**Description of the task**
Transcribe the material verbatim in full; the pictures do not belong in the copy.

**Data lines**
==================================================
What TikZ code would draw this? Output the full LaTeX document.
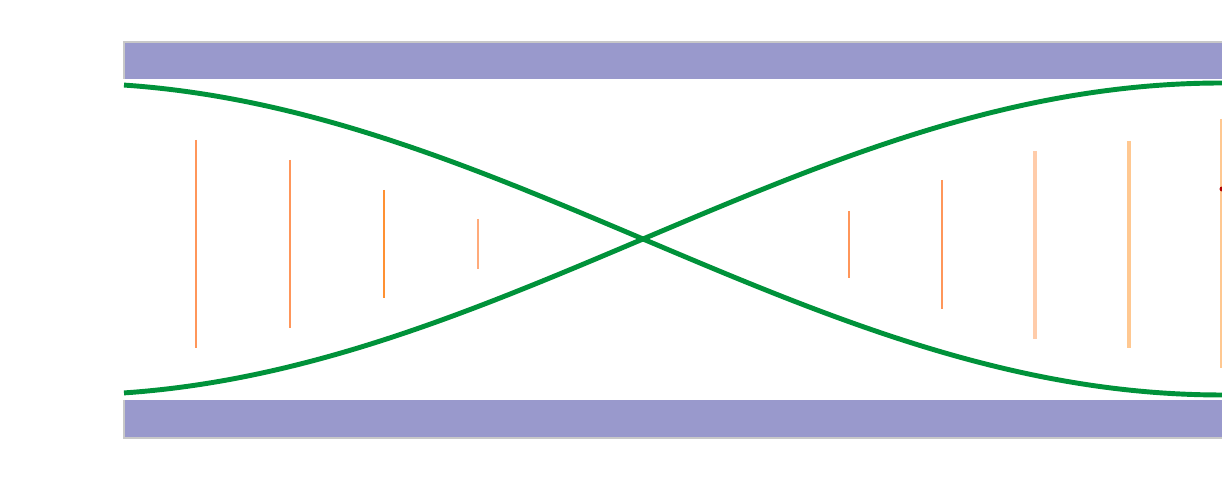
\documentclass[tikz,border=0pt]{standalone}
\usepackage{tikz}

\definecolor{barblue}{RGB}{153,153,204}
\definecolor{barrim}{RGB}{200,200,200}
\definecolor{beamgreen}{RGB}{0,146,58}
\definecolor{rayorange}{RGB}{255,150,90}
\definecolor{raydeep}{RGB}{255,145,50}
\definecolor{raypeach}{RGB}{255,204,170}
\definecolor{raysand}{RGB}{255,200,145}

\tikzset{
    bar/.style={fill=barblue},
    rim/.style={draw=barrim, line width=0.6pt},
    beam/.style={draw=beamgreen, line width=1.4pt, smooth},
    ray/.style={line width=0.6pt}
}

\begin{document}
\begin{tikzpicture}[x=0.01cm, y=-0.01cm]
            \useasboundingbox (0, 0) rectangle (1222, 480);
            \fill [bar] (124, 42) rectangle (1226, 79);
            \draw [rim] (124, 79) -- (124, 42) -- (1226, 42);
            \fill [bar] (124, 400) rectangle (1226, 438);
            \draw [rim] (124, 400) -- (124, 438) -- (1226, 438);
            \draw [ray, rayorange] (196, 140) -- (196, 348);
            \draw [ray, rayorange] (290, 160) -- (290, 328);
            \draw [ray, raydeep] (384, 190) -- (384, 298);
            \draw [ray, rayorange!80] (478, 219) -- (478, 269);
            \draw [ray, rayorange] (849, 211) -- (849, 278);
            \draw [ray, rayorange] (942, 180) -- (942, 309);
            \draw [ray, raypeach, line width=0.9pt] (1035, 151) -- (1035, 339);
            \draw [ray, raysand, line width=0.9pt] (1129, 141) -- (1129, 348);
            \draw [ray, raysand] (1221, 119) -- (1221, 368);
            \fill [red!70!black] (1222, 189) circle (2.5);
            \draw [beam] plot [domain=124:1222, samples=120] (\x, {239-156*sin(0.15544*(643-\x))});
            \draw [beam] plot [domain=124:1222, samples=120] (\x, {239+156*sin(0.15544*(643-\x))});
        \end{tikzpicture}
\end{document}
==================================================
**Exercise answer**
What TikZ code would draw this? Output the full LaTeX document.
\documentclass[tikz,border=0pt]{standalone}
\usepackage{tikz}

\definecolor{barblue}{RGB}{153,153,204}
\definecolor{barrim}{RGB}{200,200,200}
\definecolor{beamgreen}{RGB}{0,146,58}
\definecolor{rayorange}{RGB}{255,150,90}
\definecolor{raydeep}{RGB}{255,145,50}
\definecolor{raypeach}{RGB}{255,204,170}
\definecolor{raysand}{RGB}{255,200,145}

\tikzset{
    bar/.style={fill=barblue},
    rim/.style={draw=barrim, line width=0.6pt},
    beam/.style={draw=beamgreen, line width=1.4pt, smooth},
    ray/.style={line width=0.6pt}
}

\begin{document}
\begin{tikzpicture}[x=0.01cm, y=-0.01cm]
            \useasboundingbox (0, 0) rectangle (1222, 480);
            \fill [bar] (124, 42) rectangle (1226, 79);
            \draw [rim] (124, 79) -- (124, 42) -- (1226, 42);
            \fill [bar] (124, 400) rectangle (1226, 438);
            \draw [rim] (124, 400) -- (124, 438) -- (1226, 438);
            \draw [ray, rayorange] (196, 140) -- (196, 348);
            \draw [ray, rayorange] (290, 160) -- (290, 328);
            \draw [ray, raydeep] (384, 190) -- (384, 298);
            \draw [ray, rayorange!80] (478, 219) -- (478, 269);
            \draw [ray, rayorange] (849, 211) -- (849, 278);
            \draw [ray, rayorange] (942, 180) -- (942, 309);
            \draw [ray, raypeach, line width=0.9pt] (1035, 151) -- (1035, 339);
            \draw [ray, raysand, line width=0.9pt] (1129, 141) -- (1129, 348);
            \draw [ray, raysand] (1221, 119) -- (1221, 368);
            \fill [red!70!black] (1222, 189) circle (2.5);
            \draw [beam] plot [domain=124:1222, samples=120] (\x, {239-156*sin(0.15544*(643-\x))});
            \draw [beam] plot [domain=124:1222, samples=120] (\x, {239+156*sin(0.15544*(643-\x))});
        \end{tikzpicture}
\end{document}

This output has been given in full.